§ **DATA SUPPLIED**
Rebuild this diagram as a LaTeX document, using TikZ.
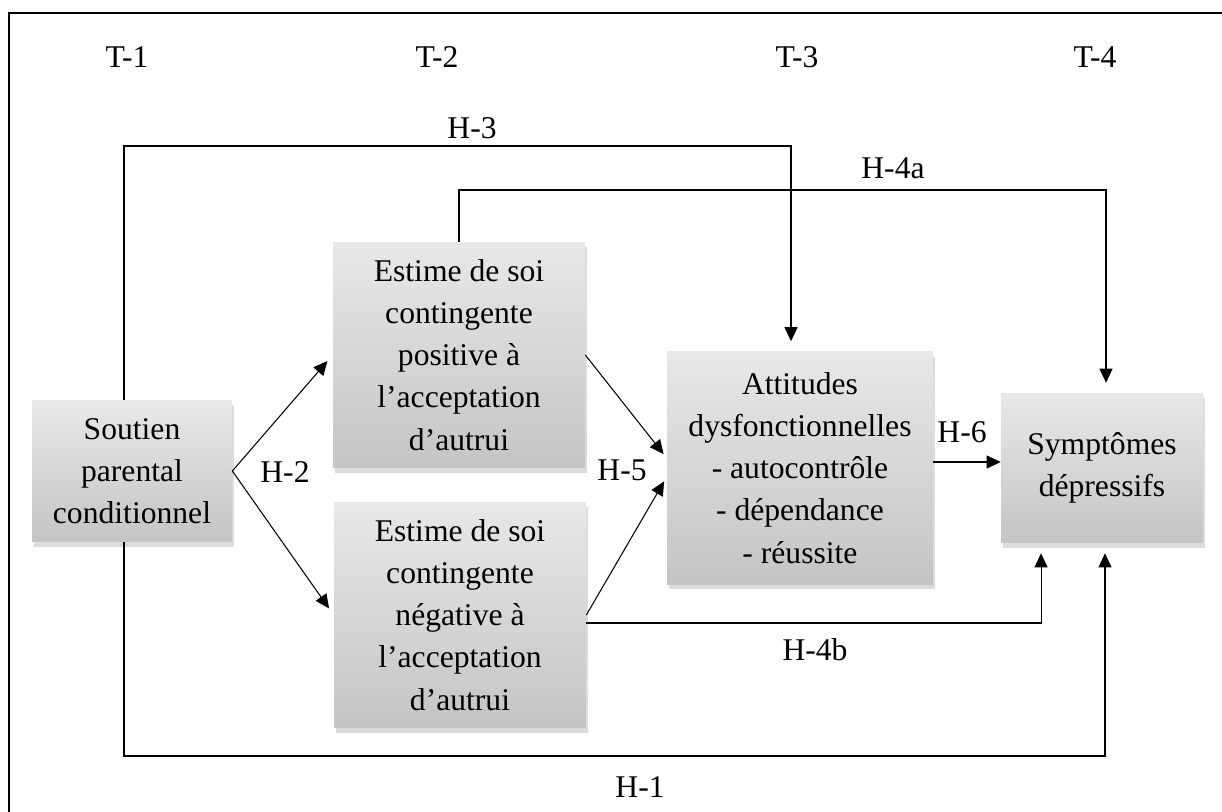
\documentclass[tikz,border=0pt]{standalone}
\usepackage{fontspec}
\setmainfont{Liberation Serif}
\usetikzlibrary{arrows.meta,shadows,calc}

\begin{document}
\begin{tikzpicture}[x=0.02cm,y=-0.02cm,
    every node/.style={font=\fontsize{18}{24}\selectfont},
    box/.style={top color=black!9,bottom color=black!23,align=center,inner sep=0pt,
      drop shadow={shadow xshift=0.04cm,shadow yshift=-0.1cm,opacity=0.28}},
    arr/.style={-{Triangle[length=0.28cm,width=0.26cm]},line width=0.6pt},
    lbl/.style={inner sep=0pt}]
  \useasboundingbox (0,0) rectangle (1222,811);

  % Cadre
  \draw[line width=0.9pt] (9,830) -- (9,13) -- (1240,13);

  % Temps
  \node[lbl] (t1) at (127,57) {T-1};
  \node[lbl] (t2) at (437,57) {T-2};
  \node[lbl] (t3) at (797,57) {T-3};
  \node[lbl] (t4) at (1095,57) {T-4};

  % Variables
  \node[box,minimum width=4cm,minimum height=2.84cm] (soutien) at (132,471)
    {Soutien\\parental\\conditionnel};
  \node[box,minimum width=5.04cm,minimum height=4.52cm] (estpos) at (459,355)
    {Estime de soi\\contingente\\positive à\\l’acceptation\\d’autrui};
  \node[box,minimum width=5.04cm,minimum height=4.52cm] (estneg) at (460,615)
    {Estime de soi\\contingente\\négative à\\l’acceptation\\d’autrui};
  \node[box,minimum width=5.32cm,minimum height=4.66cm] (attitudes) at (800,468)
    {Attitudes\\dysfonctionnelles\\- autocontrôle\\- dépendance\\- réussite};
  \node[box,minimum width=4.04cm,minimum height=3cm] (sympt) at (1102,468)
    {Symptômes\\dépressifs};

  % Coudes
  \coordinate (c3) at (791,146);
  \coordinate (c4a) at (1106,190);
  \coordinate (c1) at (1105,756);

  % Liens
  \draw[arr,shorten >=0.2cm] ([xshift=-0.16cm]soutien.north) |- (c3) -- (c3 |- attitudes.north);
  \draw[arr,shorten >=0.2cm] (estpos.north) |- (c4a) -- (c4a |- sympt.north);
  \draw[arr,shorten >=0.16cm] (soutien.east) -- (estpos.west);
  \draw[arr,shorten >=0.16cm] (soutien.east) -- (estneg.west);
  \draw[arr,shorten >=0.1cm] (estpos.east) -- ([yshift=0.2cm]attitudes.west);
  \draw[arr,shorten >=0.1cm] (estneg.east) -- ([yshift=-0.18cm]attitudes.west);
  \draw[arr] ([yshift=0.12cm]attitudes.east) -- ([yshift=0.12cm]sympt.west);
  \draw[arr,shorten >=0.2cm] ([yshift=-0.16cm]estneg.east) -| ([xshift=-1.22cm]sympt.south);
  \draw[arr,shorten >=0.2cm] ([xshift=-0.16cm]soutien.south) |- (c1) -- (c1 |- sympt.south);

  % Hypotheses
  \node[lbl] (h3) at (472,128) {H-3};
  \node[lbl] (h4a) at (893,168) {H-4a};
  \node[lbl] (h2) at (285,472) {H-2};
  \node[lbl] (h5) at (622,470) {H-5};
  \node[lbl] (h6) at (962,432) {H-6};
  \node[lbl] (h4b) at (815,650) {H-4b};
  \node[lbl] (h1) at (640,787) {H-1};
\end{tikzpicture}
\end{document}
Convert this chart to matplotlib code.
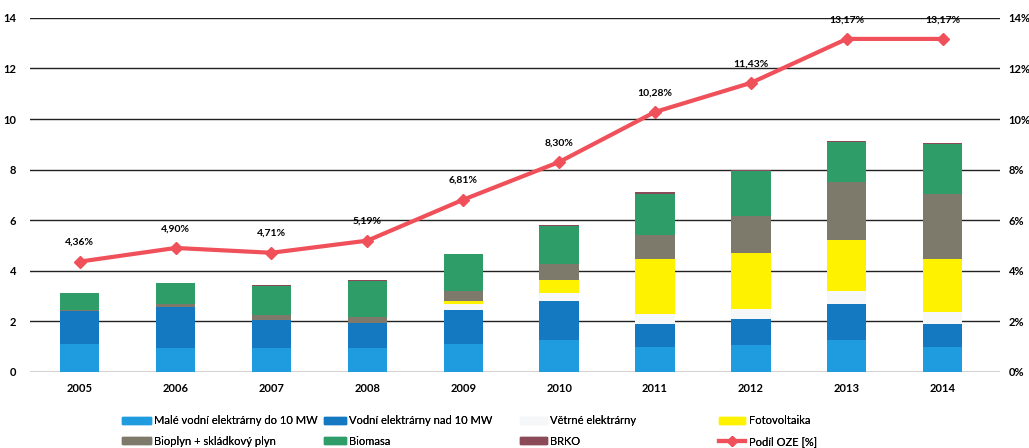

§ **TASK DETAILS**
Transcribe the full listing above exactly, with the images removed.

§ **EXERCISE RESULT**
Rebuild this diagram as a LaTeX document, using TikZ.
\documentclass[tikz,border=0pt]{standalone}
\usepackage{fontspec}
\setmainfont{Liberation Serif}
\usetikzlibrary{arrows.meta,shadows,calc}

\begin{document}
\begin{tikzpicture}[x=0.02cm,y=-0.02cm,
    every node/.style={font=\fontsize{18}{24}\selectfont},
    box/.style={top color=black!9,bottom color=black!23,align=center,inner sep=0pt,
      drop shadow={shadow xshift=0.04cm,shadow yshift=-0.1cm,opacity=0.28}},
    arr/.style={-{Triangle[length=0.28cm,width=0.26cm]},line width=0.6pt},
    lbl/.style={inner sep=0pt}]
  \useasboundingbox (0,0) rectangle (1222,811);

  % Cadre
  \draw[line width=0.9pt] (9,830) -- (9,13) -- (1240,13);

  % Temps
  \node[lbl] (t1) at (127,57) {T-1};
  \node[lbl] (t2) at (437,57) {T-2};
  \node[lbl] (t3) at (797,57) {T-3};
  \node[lbl] (t4) at (1095,57) {T-4};

  % Variables
  \node[box,minimum width=4cm,minimum height=2.84cm] (soutien) at (132,471)
    {Soutien\\parental\\conditionnel};
  \node[box,minimum width=5.04cm,minimum height=4.52cm] (estpos) at (459,355)
    {Estime de soi\\contingente\\positive à\\l’acceptation\\d’autrui};
  \node[box,minimum width=5.04cm,minimum height=4.52cm] (estneg) at (460,615)
    {Estime de soi\\contingente\\négative à\\l’acceptation\\d’autrui};
  \node[box,minimum width=5.32cm,minimum height=4.66cm] (attitudes) at (800,468)
    {Attitudes\\dysfonctionnelles\\- autocontrôle\\- dépendance\\- réussite};
  \node[box,minimum width=4.04cm,minimum height=3cm] (sympt) at (1102,468)
    {Symptômes\\dépressifs};

  % Coudes
  \coordinate (c3) at (791,146);
  \coordinate (c4a) at (1106,190);
  \coordinate (c1) at (1105,756);

  % Liens
  \draw[arr,shorten >=0.2cm] ([xshift=-0.16cm]soutien.north) |- (c3) -- (c3 |- attitudes.north);
  \draw[arr,shorten >=0.2cm] (estpos.north) |- (c4a) -- (c4a |- sympt.north);
  \draw[arr,shorten >=0.16cm] (soutien.east) -- (estpos.west);
  \draw[arr,shorten >=0.16cm] (soutien.east) -- (estneg.west);
  \draw[arr,shorten >=0.1cm] (estpos.east) -- ([yshift=0.2cm]attitudes.west);
  \draw[arr,shorten >=0.1cm] (estneg.east) -- ([yshift=-0.18cm]attitudes.west);
  \draw[arr] ([yshift=0.12cm]attitudes.east) -- ([yshift=0.12cm]sympt.west);
  \draw[arr,shorten >=0.2cm] ([yshift=-0.16cm]estneg.east) -| ([xshift=-1.22cm]sympt.south);
  \draw[arr,shorten >=0.2cm] ([xshift=-0.16cm]soutien.south) |- (c1) -- (c1 |- sympt.south);

  % Hypotheses
  \node[lbl] (h3) at (472,128) {H-3};
  \node[lbl] (h4a) at (893,168) {H-4a};
  \node[lbl] (h2) at (285,472) {H-2};
  \node[lbl] (h5) at (622,470) {H-5};
  \node[lbl] (h6) at (962,432) {H-6};
  \node[lbl] (h4b) at (815,650) {H-4b};
  \node[lbl] (h1) at (640,787) {H-1};
\end{tikzpicture}
\end{document}
Convert this chart to matplotlib code.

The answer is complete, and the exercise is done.